Norway and the Netherlands have asked Uganda to protect DFCU
Bank from bad publicity, which they say is affecting investor
confidence.
In a letter to the Minister of Finance
Matia Kasaija, Annlaug Ronneberg who is in charge of business affairs at
the Norwegian Embassy and Henk Jan Bakker the Netherlands ambassador to
Uganda have warned that the negative sentiment could affect foreign
direct investment flowing into the country.
Norway and
the Netherlands have an interest in the matter that has refused to go
away because Arise B.V, the majority shareholder in DFCU Bank is owned
by Norwegian and Dutch investors — Norfund, Norfinance, FMO and
Rabobank.
The bank has attracted bad publicity, mainly
online, since it acquired Crane Bank in January 2017 at a cost of Ush200
billion ($52.8 million) and then went ahead to more than double its
profit in a year.
Its net profit grew from Ush46.2 billion ($12.2 billion) to Ush127 billion ($33.5 million).
More controversy
Crane Bank’s former owner Sudhir Ruperalia claimed the Bank of Uganda took over his bank in bad faith and sold it off cheaply.
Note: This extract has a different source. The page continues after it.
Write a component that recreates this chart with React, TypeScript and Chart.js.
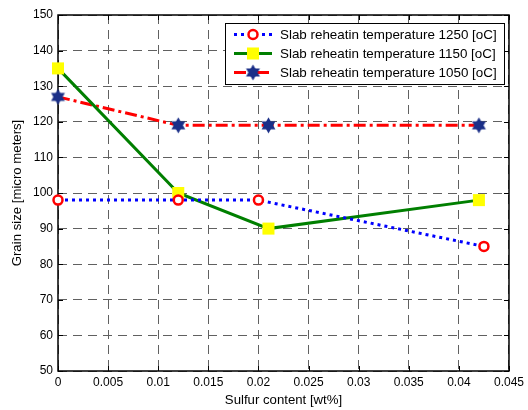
import React, { useEffect, useRef } from "react";
import { Chart, registerables } from "chart.js";

Chart.register(...registerables);

const xTicks = [0, 0.005, 0.01, 0.015, 0.02, 0.025, 0.03, 0.035, 0.04, 0.045];
const yTicks = [50, 60, 70, 80, 90, 100, 110, 120, 130, 140, 150];

const seriesLabels = [
  "Slab reheatin temperature 1250 [oC]",
  "Slab reheatin temperature 1150 [oC]",
  "Slab reheatin temperature 1050 [oC]",
];

const s1250X = [0, 0.012, 0.02, 0.0425];
const s1250Y = [98, 98, 98, 85];
const s1150X = [0, 0.012, 0.021, 0.042];
const s1150Y = [135, 100, 90, 98];
const s1050X = [0, 0.012, 0.021, 0.042];
const s1050Y = [127, 119, 119, 119];

const FONT = "'Liberation Sans', Arial, sans-serif";

function makeHexagram(): HTMLCanvasElement {
  const c = document.createElement("canvas");
  c.width = 17;
  c.height = 17;
  const ctx = c.getContext("2d")!;
  const cx = 8.5, cy = 8.5, R = 8;
  ctx.fillStyle = "#1b2f88";
  for (const start of [-90, 90]) {
    ctx.beginPath();
    for (let k = 0; k < 3; k++) {
      const a = ((start + k * 120) * Math.PI) / 180;
      const px = cx + R * Math.cos(a);
      const py = cy + R * Math.sin(a);
      if (k === 0) ctx.moveTo(px, py);
      else ctx.lineTo(px, py);
    }
    ctx.closePath();
    ctx.fill();
  }
  return c;
}

function zip(xs: number[], ys: number[]) {
  return xs.map((x, i) => ({ x, y: ys[i] }));
}

export default function App() {
  const ref = useRef<HTMLCanvasElement>(null);

  useEffect(() => {
    const canvas = ref.current!;
    const hex = makeHexagram();

    const boxPlugin = {
      id: "boxTicks",
      beforeDatasetsDraw(chart: any) {
        const { ctx, chartArea: a, scales } = chart;
        ctx.save();
        ctx.setLineDash([]);
        ctx.strokeStyle = "#000";
        ctx.lineWidth = 1;
        const L = 5;
        ctx.beginPath();
        for (const t of xTicks) {
          const px = Math.round(scales.x.getPixelForValue(t)) + 0.5;
          ctx.moveTo(px, a.bottom);
          ctx.lineTo(px, a.bottom - L);
          ctx.moveTo(px, a.top);
          ctx.lineTo(px, a.top + L);
        }
        for (const t of yTicks) {
          const py = Math.round(scales.y.getPixelForValue(t)) + 0.5;
          ctx.moveTo(a.left, py);
          ctx.lineTo(a.left + L, py);
          ctx.moveTo(a.right, py);
          ctx.lineTo(a.right - L, py);
        }
        ctx.stroke();
        ctx.lineWidth = 1.5;
        ctx.strokeRect(a.left, a.top, a.right - a.left, a.bottom - a.top);
        ctx.restore();
      },
    };

    const legendPlugin = {
      id: "matlabLegend",
      afterDatasetsDraw(chart: any) {
        const { ctx } = chart;
        const bx = 225.5, by = 23.5, bw = 279, bh = 61;
        ctx.save();
        ctx.fillStyle = "#fff";
        ctx.fillRect(bx, by, bw, bh);
        ctx.strokeStyle = "#000";
        ctx.lineWidth = 1;
        ctx.setLineDash([]);
        ctx.strokeRect(bx, by, bw, bh);
        const rows = [34.5, 53.5, 72.5];
        chart.data.datasets.forEach((ds: any, i: number) => {
          const y = rows[i];
          ctx.save();
          ctx.strokeStyle = ds.borderColor;
          ctx.lineWidth = ds.borderWidth;
          ctx.setLineDash(ds.borderDash || []);
          ctx.beginPath();
          ctx.moveTo(234, y);
          ctx.lineTo(272, y);
          ctx.stroke();
          ctx.restore();
          const mx = 253;
          ctx.save();
          ctx.setLineDash([]);
          if (ds.pointStyle === "circle") {
            ctx.beginPath();
            ctx.arc(mx, y, ds.pointRadius, 0, Math.PI * 2);
            ctx.fillStyle = ds.pointBackgroundColor;
            ctx.fill();
            ctx.lineWidth = ds.pointBorderWidth;
            ctx.strokeStyle = ds.pointBorderColor;
            ctx.stroke();
          } else if (ds.pointStyle === "rect") {
            const s = Math.SQRT1_2 * ds.pointRadius;
            ctx.fillStyle = ds.pointBackgroundColor;
            ctx.fillRect(mx - s, y - s, 2 * s, 2 * s);
          } else {
            ctx.drawImage(hex, mx - hex.width / 2, y - hex.height / 2);
          }
          ctx.restore();
          ctx.fillStyle = "#000";
          ctx.font = `13.4px ${FONT}`;
          ctx.textBaseline = "middle";
          ctx.textAlign = "left";
          ctx.fillText(ds.label, 280, y + 0.5);
        });
        ctx.restore();
      },
    };

    const chart = new Chart(canvas, {
      type: "scatter",
      data: {
        datasets: [
          {
            label: seriesLabels[0],
            data: zip(s1250X, s1250Y),
            showLine: true,
            borderColor: "#0000ff",
            borderWidth: 3,
            borderDash: [3, 4],
            pointStyle: "circle",
            pointRadius: 4.5,
            pointBorderWidth: 2.5,
            pointBorderColor: "#ff0000",
            pointBackgroundColor: "#ffffff",
            clip: false,
            order: 1,
          },
          {
            label: seriesLabels[1],
            data: zip(s1150X, s1150Y),
            showLine: true,
            borderColor: "#007f00",
            borderWidth: 3,
            borderDash: [],
            pointStyle: "rect",
            pointRadius: 8.5,
            pointBorderWidth: 0,
            pointBorderColor: "#ffff00",
            pointBackgroundColor: "#ffff00",
            clip: false,
            order: 2,
          },
          {
            label: seriesLabels[2],
            data: zip(s1050X, s1050Y),
            showLine: true,
            borderColor: "#ff0000",
            borderWidth: 3,
            borderDash: [12, 4, 3, 4],
            pointStyle: hex as any,
            pointRadius: 8,
            pointBorderWidth: 0,
            pointBackgroundColor: "#1b2f88",
            clip: false,
            order: 3,
          },
        ] as any,
      },
      options: {
        responsive: false,
        animation: false,
        devicePixelRatio: 1,
        layout: { padding: { left: 0, right: 19, top: 15, bottom: 0 } },
        plugins: {
          legend: { display: false },
          tooltip: { enabled: false },
        },
        scales: {
          x: {
            type: "linear",
            min: 0,
            max: 0.045,
            afterFit: (s: any) => {
              s.height = 39;
            },
            afterBuildTicks: (s: any) => {
              s.ticks = xTicks.map((v) => ({ value: v }));
            },
            ticks: {
              color: "#000",
              font: { family: FONT, size: 12 },
              padding: 4,
              maxRotation: 0,
              autoSkip: false,
              callback: (v: any) => String(Number(Number(v).toFixed(3))),
            },
            grid: {
              color: "#606060",
              lineWidth: 1,
              drawTicks: false,
            },
            border: { display: false, dash: [9, 6] },
            title: {
              display: true,
              text: "Sulfur content [wt%]",
              color: "#000",
              font: { family: FONT, size: 13.2 },
              padding: { top: 0, bottom: 2 },
            },
          },
          y: {
            type: "linear",
            min: 50,
            max: 150,
            afterFit: (s: any) => {
              s.width = 58;
            },
            afterBuildTicks: (s: any) => {
              s.ticks = yTicks.map((v) => ({ value: v }));
            },
            ticks: {
              color: "#000",
              font: { family: FONT, size: 12 },
              padding: 5,
              autoSkip: false,
            },
            grid: {
              color: "#606060",
              lineWidth: 1,
              drawTicks: false,
            },
            border: { display: false, dash: [9, 6] },
            title: {
              display: true,
              text: "Grain size [micro meters]",
              color: "#000",
              font: { family: FONT, size: 13.2 },
              padding: { top: 9, bottom: 0 },
            },
          },
        },
      } as any,
      plugins: [boxPlugin, legendPlugin],
    });

    return () => chart.destroy();
  }, []);

  return (
    <div style={{ position: "absolute", left: 0, top: 0, background: "#fff" }}>
      <canvas ref={ref} width={528} height={410} />
    </div>
  );
}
DFCU Bank has threatened to sue some online publications and Mr Ruperalia’s son over this bad publicity.
By
the time the embassies wrote in, there were reports that Britain’s
Commonwealth Development Corporation, the second biggest shareholder in
DFCU Bank, was in the process of looking for a buyer.
Analysts
at the time speculated that CDC’s managers were looking to exit DFCU
Bank while its books showed it was at its best moment, perhaps believing
that the lifeline that came with the acquisition of Crane Bank would
not last.
That is not all the controversy that the sale has generated.
Mr
Ruperalia has also sued DFCU Bank to try to recover some properties
that he argues were not owned by Crane Bank, but were taken over and
sold by the Bank of Uganda.
Probe
This
is in addition to an ongoing probe by the Parliamentary Committee on
Commissions, Statutory Authorities and State Enterprises into the Bank
of Uganda’s closure of seven commercial banks over the past 25 years.
Anita
Among, the committee’s vice chairperson, says parliament is no longer
sure of the Bank of Uganda’s management’s abilities to handle the
financial sector.
“We would like to find out why these commercial banks are collapsing. We would also like to know the Bank of Uganda’s role in the collapse of these commercial banks,” she says.
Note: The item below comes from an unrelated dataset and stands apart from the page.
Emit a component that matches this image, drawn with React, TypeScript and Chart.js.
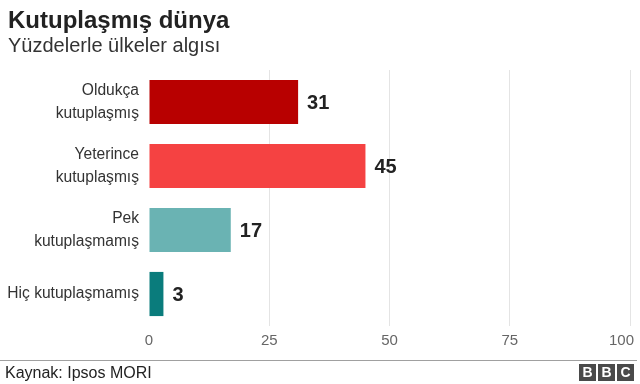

“We would like to find out why these commercial banks are collapsing. We would also like to know the Bank of Uganda’s role in the collapse of these commercial banks,” she says.
So
far, the Bank of Uganda has been caught on the back foot. On November
1, the committee threw the Bank of Uganda officials including Governor
Emmanuel Tumusiime-Mutebile and his deputy Louis Kasekende out of
parliament after they failed to present critical documents on the
closure of seven commercial banks.
Rationale questioned
The
Cosase is using as a blueprint for the investigation, a report by the
Auditor General, in which the Bank of Uganda has been accused of
committing a number of illegalities during the process of liquidating
the seven commercial banks.
The commercial banks, which
were closed over a 25-year period, were Teefe Bank, International
Credit Bank, Greenland Bank, Co-operative Bank, National Bank of
Commerce, Global Trust Bank (GTB) and Crane Bank.
One
of the issues that the committee will query is the Auditor general’s
report that DFCU Bank was sold a clean and recoverable loan book worth
Ush570.4 billion ($150.6 million).
The Auditor General questions the rationale for the low sale price of only Ush200 billion ($52.8 million).
The
Auditor General says that when Bank of Uganda officials were asked
about this anomaly, they claimed that DFCU had been sold the bad loan
book as well. According to the Auditor General, Bank of Uganda officials
lied when they claimed to have sold Crane Bank’s bad loan book.
Illegality
DFCU Bank had earlier benefited from a process to sell Global Trust Bank.
GTB
was closed in 2014. Following this closure, the Auditor General says
Bank of Uganda sold well secured loans belonging to GTB at a discount.
The Auditor General says this is illegal under the Financial Institutions Act.
The Auditor General says this is illegal under the Financial Institutions Act.
The
DFCU Bank’s links to at least two of the defunct commercial banks that
are under scrutiny means that negative perceptions will continue for as
long as the cases in court and the Parliament and Inspectorate of
Government investigation into Bank of Uganda are ongoing.
Parliament
has on several occasions attempted to probe Bank of Uganda and has even
recommended Governor Tumusiime-Mutebile’s removal, but this has not
happened.
Neither Mr Kasaija nor any of his colleagues in the ministry have yet responded to the request by Norway and the Netherlands.
A state minister told The EastAfrican that DFCU Bank should bear the responsibility of cleaning its own image.